“La sinistra sulle banche non si distingue dalla destra”

L'intervista. Nicola Rossi, economista, ex parlamentare di DS e PD: ignoranza e volgarità in quella mozione

23 Ottobre 2017

La Repubblica

Argomenti / Teoria e scienze sociali

«Un rapporto perverso tra sinistra e banche? No: la sinistra su questo terreno non è stata capace di essere diversa dalla destra». Nicola Rossi è oggi professore di economia all’università romana di Tor Vergata, è consigliere d’amministrazione del think tank liberale dell’Istituto Bruno Leoni, e soprattutto è sostenitore della via italiana alla fiat tax con un’aliquota unica del 25 per cento che tanto piace alla destra forza-leghista. Ma per dodici anni Nicola Rossi è stato parlamentare dei Ds e poi del Pd e ancora prima ascoltato consigliere di Massimo D’Alema a Palazzo Cingi nella stagione blairiana degli ex comunisti italiani.

Professore, lei è ancora di sinistra?
«Tenderei a dire che non lo sono mai stato. Ho pensato, come altri, che le idee liberali potessero avere spazio anche a sinistra. Ho sbagliato, succede».

Come spiega la mancata diversità della sinistra su una questione come quella bancaria che riguarda la finanza ma anche gli interessi dei risparmiatori?
«Bisogna distinguere tra gli avvenimenti di questi ultimi giorni dal tema generale del rapporto banche-politica o se vogliamo banche-sinistra. Quello che è accaduto in questi giorni si può riassumere così: il Parlamento ha discusso e approvato una mozione, molto probabilmente inammissibile, su una questione rispetto alla quale lo stesso Parlamento con una legge del 2005 aveva stabilito che il Parlamento non c’entra nulla e che della Banca d’Italia si occupano governo e Quirinale. Ma come se non bastasse il Parlamento ha espresso un giudizio su un tema che ha demandato ad una commissione d’inchiesta istituita solo qualche giorno prima. È difficile trovare un altro caso di incultura istituzionale di queste dimensioni».

Il caso Bankitalia scoppia dopo gli scandali del Monte Paschi e di Etruria nei quali la sinistra politica è coinvolta. Perché?
«Ci sono Mps ed Etruria ma anche il caso di una grande banca romana di solo qualche anno prima con profondi collegamenti con altre parti politiche.
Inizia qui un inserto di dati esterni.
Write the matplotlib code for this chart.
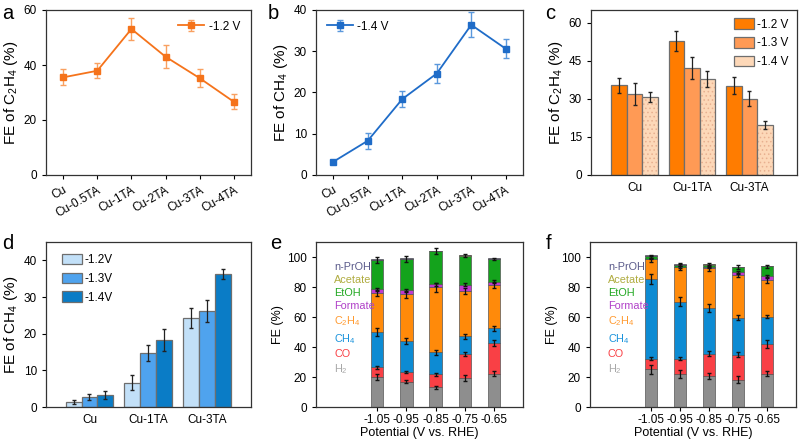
import numpy as np
import matplotlib
matplotlib.use('Agg')
import matplotlib.pyplot as plt
from matplotlib.patches import Patch

plt.rcParams['font.family'] = ['Liberation Sans', 'DejaVu Sans']
plt.rcParams['mathtext.fontset'] = 'custom'
plt.rcParams['mathtext.rm'] = 'Liberation Sans'
plt.rcParams['mathtext.it'] = 'Liberation Sans:italic'
plt.rcParams['mathtext.bf'] = 'Liberation Sans:bold'
plt.rcParams['font.size'] = 8.5
plt.rcParams['axes.linewidth'] = 0.9
plt.rcParams['axes.edgecolor'] = '#333333'
plt.rcParams['xtick.direction'] = 'out'
plt.rcParams['ytick.direction'] = 'out'
plt.rcParams['xtick.major.size'] = 3
plt.rcParams['ytick.major.size'] = 3
plt.rcParams['xtick.major.width'] = 0.8
plt.rcParams['ytick.major.width'] = 0.8
plt.rcParams['hatch.linewidth'] = 0.6

# ---- data ----
samples = ['Cu', 'Cu-0.5TA', 'Cu-1TA', 'Cu-2TA', 'Cu-3TA', 'Cu-4TA']
fe_c2h4_12 = [35.5, 37.9, 53.1, 43.0, 35.2, 26.6]
err_c2h4_12 = [2.9, 2.7, 4.1, 4.1, 3.3, 2.7]
fe_ch4_14 = [3.2, 8.3, 18.4, 24.6, 36.4, 30.6]
err_ch4_14 = [0.5, 2.0, 2.0, 2.2, 3.0, 2.3]

groups = ['Cu', 'Cu-1TA', 'Cu-3TA']
c_labels = ['-1.2 V', '-1.3 V', '-1.4 V']
c2h4_bars = [[35.4, 52.9, 35.2], [32.0, 42.3, 30.1], [30.8, 37.8, 19.7]]
c2h4_err = [[3.0, 4.0, 3.3], [4.4, 4.3, 3.0], [1.9, 3.3, 1.7]]
d_labels = ['-1.2V', '-1.3V', '-1.4V']
ch4_bars = [[1.4, 6.6, 24.3], [2.7, 14.8, 26.3], [3.3, 18.4, 36.3]]
ch4_err = [[0.5, 2.0, 2.7], [0.9, 2.2, 3.0], [1.0, 3.0, 1.3]]

potentials = [-1.05, -0.95, -0.85, -0.75, -0.65]
products = ['H$_2$', 'CO', 'CH$_4$', 'C$_2$H$_4$', 'Formate', 'EtOH', 'Acetate', 'n-PrOH']
# rows follow products, columns follow potentials
fe_e = [[20.0, 16.9, 13.3, 19.3, 22.2],
        [6.4, 6.4, 8.7, 16.0, 20.6],
        [23.7, 20.8, 14.4, 11.9, 9.7],
        [25.7, 31.1, 43.4, 30.0, 28.9],
        [2.7, 2.8, 2.0, 4.4, 2.2],
        [19.5, 20.7, 22.0, 19.3, 15.1],
        [0.2, 0.2, 0.2, 0.2, 0.2],
        [0.2, 0.2, 0.2, 0.2, 0.2]]
err_e = [[1.8, 1.0, 1.0, 1.8, 1.8],
         [1.2, 0.8, 1.0, 1.2, 2.0],
         [2.5, 1.8, 1.5, 1.8, 1.5],
         [2.0, 2.2, 3.0, 2.0, 2.0],
         [1.0, 1.0, 1.0, 1.0, 1.0],
         [1.8, 2.0, 2.0, 1.2, 0.8],
         [0.0, 0.0, 0.0, 0.0, 0.0],
         [0.0, 0.0, 0.0, 0.0, 0.0]]
fe_f = [[25.3, 22.0, 20.6, 18.2, 22.2],
        [6.9, 10.2, 14.9, 16.8, 19.7],
        [53.2, 38.1, 30.6, 24.6, 18.4],
        [13.3, 22.8, 26.4, 28.4, 24.4],
        [0.3, 0.4, 0.6, 1.8, 2.4],
        [1.6, 1.2, 1.8, 3.4, 6.7],
        [0.2, 0.2, 0.2, 0.2, 0.2],
        [0.2, 0.2, 0.2, 0.2, 0.2]]
err_f = [[3.0, 2.5, 1.8, 2.5, 1.8],
         [1.0, 1.0, 1.8, 1.5, 2.5],
         [3.5, 3.0, 2.5, 1.8, 1.2],
         [2.0, 2.0, 2.0, 1.5, 2.0],
         [0.5, 0.5, 0.5, 1.0, 1.0],
         [1.0, 1.0, 1.0, 1.5, 1.0],
         [0.0, 0.0, 0.0, 0.0, 0.0],
         [0.0, 0.0, 0.0, 0.0, 0.0]]

prod_colors = ['#8e8e8e', '#f94045', '#0d8bd3', '#ff8a0a', '#c038d0', '#14a31c', '#b9b53d', '#4f4f8c']
label_colors = ['#a8a8a8', '#f94045', '#1a93dc', '#ff9a30', '#b040c8', '#22a822', '#b0ac40', '#5a5a8a']

W, H = 799, 441
fig = plt.figure(figsize=(W / 100, H / 100), dpi=100)


def ax_px(left, top, right, bottom):
    return fig.add_axes([left / W, 1 - bottom / H, (right - left) / W, (bottom - top) / H])


edge = '#6e6e6e'

# ---- a ----
ax = ax_px(46, 10, 251, 175)
x = np.arange(len(samples))
ax.errorbar(x, fe_c2h4_12, yerr=err_c2h4_12, color='#f5731b', marker='s', ms=4,
            lw=1.3, ecolor='#f9a060', elinewidth=1, capsize=2, label='-1.2 V')
ax.set_xlim(-0.5, 5.5)
ax.set_ylim(0, 60)
ax.set_yticks([0, 20, 40, 60])
ax.set_xticks(x)
ax.set_xticklabels(samples, rotation=30, ha='right', rotation_mode='anchor')
ax.set_ylabel('FE of C$_2$H$_4$ (%)', fontsize=11, labelpad=3)
ax.legend(loc='upper right', frameon=False, fontsize=8.5, handlelength=2.2, handletextpad=0.4)

# ---- b ----
ax = ax_px(316, 10, 523, 175)
ax.errorbar(x, fe_ch4_14, yerr=err_ch4_14, color='#1f6cc8', marker='s', ms=4,
            lw=1.3, ecolor='#5a98dc', elinewidth=1, capsize=2, label='-1.4 V')
ax.set_xlim(-0.5, 5.5)
ax.set_ylim(0, 40)
ax.set_yticks([0, 10, 20, 30, 40])
ax.set_xticks(x)
ax.set_xticklabels(samples, rotation=30, ha='right', rotation_mode='anchor')
ax.set_ylabel('FE of CH$_4$ (%)', fontsize=11, labelpad=3)
ax.legend(loc='upper left', frameon=False, fontsize=8.5, handlelength=2.2, handletextpad=0.4)

# ---- c ----
ax = ax_px(591, 10, 797, 175)
g = np.arange(len(groups))
bw = 0.27
c_colors = ['#ff7c00', '#ff9a55', '#fdd8b8']
for i in range(3):
    pos = g + (i - 1) * bw
    if i == 2:
        ax.bar(pos, c2h4_bars[i], bw, color=c_colors[i], edgecolor='#e8b090', hatch='....', lw=0)
        ax.bar(pos, c2h4_bars[i], bw, fill=False, edgecolor=edge, lw=0.9)
    else:
        ax.bar(pos, c2h4_bars[i], bw, color=c_colors[i], edgecolor=edge, lw=0.9)
    ax.errorbar(pos, c2h4_bars[i], yerr=c2h4_err[i], fmt='none', ecolor='#222222',
                elinewidth=0.9, capsize=1.5)
ax.set_xlim(-0.76, 2.83)
ax.set_ylim(0, 65)
ax.set_yticks([0, 15, 30, 45, 60])
ax.set_xticks(g)
ax.set_xticklabels(groups)
ax.tick_params(axis='x', length=0, pad=5)
ax.set_ylabel('FE of C$_2$H$_4$ (%)', fontsize=11, labelpad=3)
handles = [Patch(facecolor=c_colors[i], edgecolor=edge, lw=0.9) for i in range(3)]
ax.legend(handles, c_labels, loc='upper right', frameon=False, fontsize=8.5,
          handlelength=1.7, handleheight=1.0, handletextpad=0.3, labelspacing=0.55,
          borderaxespad=0.3)

# ---- d ----
ax = ax_px(46, 242, 251, 407)
d_colors = ['#c2e0f8', '#4fa3ee', '#0a7cc6']
for i in range(3):
    pos = g + (i - 1) * bw
    ax.bar(pos, ch4_bars[i], bw, color=d_colors[i], edgecolor=edge, lw=0.9)
    ax.errorbar(pos, ch4_bars[i], yerr=ch4_err[i], fmt='none', ecolor='#222222',
                elinewidth=0.9, capsize=1.5)
ax.set_xlim(-0.74, 2.75)
ax.set_ylim(0, 45)
ax.set_yticks([0, 10, 20, 30, 40])
ax.set_xticks(g)
ax.set_xticklabels(groups)
ax.tick_params(axis='x', length=0, pad=5)
ax.set_ylabel('FE of CH$_4$ (%)', fontsize=11, labelpad=3)
handles = [Patch(facecolor=d_colors[i], edgecolor=edge, lw=0.9) for i in range(3)]
ax.legend(handles, d_labels, loc='upper left', frameon=False, fontsize=8.5,
          handlelength=1.7, handleheight=1.0, handletextpad=0.2, labelspacing=0.55,
          borderaxespad=0.6, bbox_to_anchor=(0.02, 1.0))


# ---- e, f ----
def stacked(ax, fe, err):
    bottom = np.zeros(len(potentials))
    for k in range(len(products)):
        vals = np.array(fe[k])
        ax.bar(potentials, vals, 0.042, bottom=bottom, color=prod_colors[k],
               edgecolor='#555555', lw=0.5)
        top = bottom + vals
        if k < 6:
            ax.errorbar(potentials, top, yerr=err[k], fmt='none', ecolor='#111111',
                        elinewidth=0.9, capsize=1.5)
        bottom = top
    ax.set_xlim(-1.26, -0.55)
    ax.set_ylim(0, 110)
    ax.set_yticks([0, 20, 40, 60, 80, 100])
    ax.set_xticks(potentials)
    ax.set_xticklabels(['%.2f' % p for p in potentials])
    ax.tick_params(axis='x', pad=2)
    ax.set_ylabel('FE (%)', fontsize=9, labelpad=2)
    ax.set_xlabel('Potential (V vs. RHE)', fontsize=9, labelpad=1)
    handles = [Patch(facecolor='none', edgecolor='none') for _ in products]
    ax.legend(handles[::-1], products[::-1], loc='upper left', frameon=False,
              fontsize=7.8, handlelength=0, handletextpad=0, labelspacing=0.3,
              bbox_to_anchor=(0.04, 0.94), labelcolor=label_colors[::-1])


ax = ax_px(316, 242, 523, 407)
stacked(ax, fe_e, err_e)
ax = ax_px(590, 242, 796, 407)
stacked(ax, fe_f, err_f)

# panel letters
for lab, px, py in [('a', 2, 19), ('b', 268, 19), ('c', 545, 19),
                    ('d', 2, 249), ('e', 270, 249), ('f', 546, 249)]:
    fig.text(px / W, 1 - py / H, lab, fontsize=14.5, ha='left', va='baseline')

fig.savefig('out.png', dpi=100)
La politica deve occuparsi delle regole del credito ma non della gestione. La sinistra non ha mostrato diversità».

Lei ha firmato con altri 45 economisti un appello a difesa della Banca d’Italia. Perché?
«Perché stiamo facendo una figuraccia a livello internazionale. Abbiamo dato un’immagine di sciatteria istituzionale e di scarsa affidabilità perché Bankitalia fa parte del sistema europeo delle banche centrali. La sua indipendenza è sancita dalle regole europee ancor prima che da quelle italiane. È inaccettabile che ci sia stata un’ingerenza – mi faccia dire – così volgare».

Colpa di Renzi?
«Colpa di chi ha immaginato, scritto, gestito e votato quella mozione».

Ma non fa bene la sinistra a stare dalla parte del popolo dei risparmiatori anziché schierarsi con l’establishment?
«Se la sinistra stesse con il popolo non avrebbe fatto quel che ha fatto sulle banche negli ultimi anni. Dall’aver sostenuto improbabili soluzioni di mercato per Mps per poi piegarsi all’intervento pubblico, alla vicenda delle Venete. La sinistra sulle banche ha molte cose da farsi perdonare».

Ce l’ha sempre con Renzi.
«Sappiamo tutti chi c’era al governo».

Però ha varato anche la riforma delle banche popolari e di quelle della cooperazione.
«Vero, ma quell’atteggiamento riformatore è poi evaporato».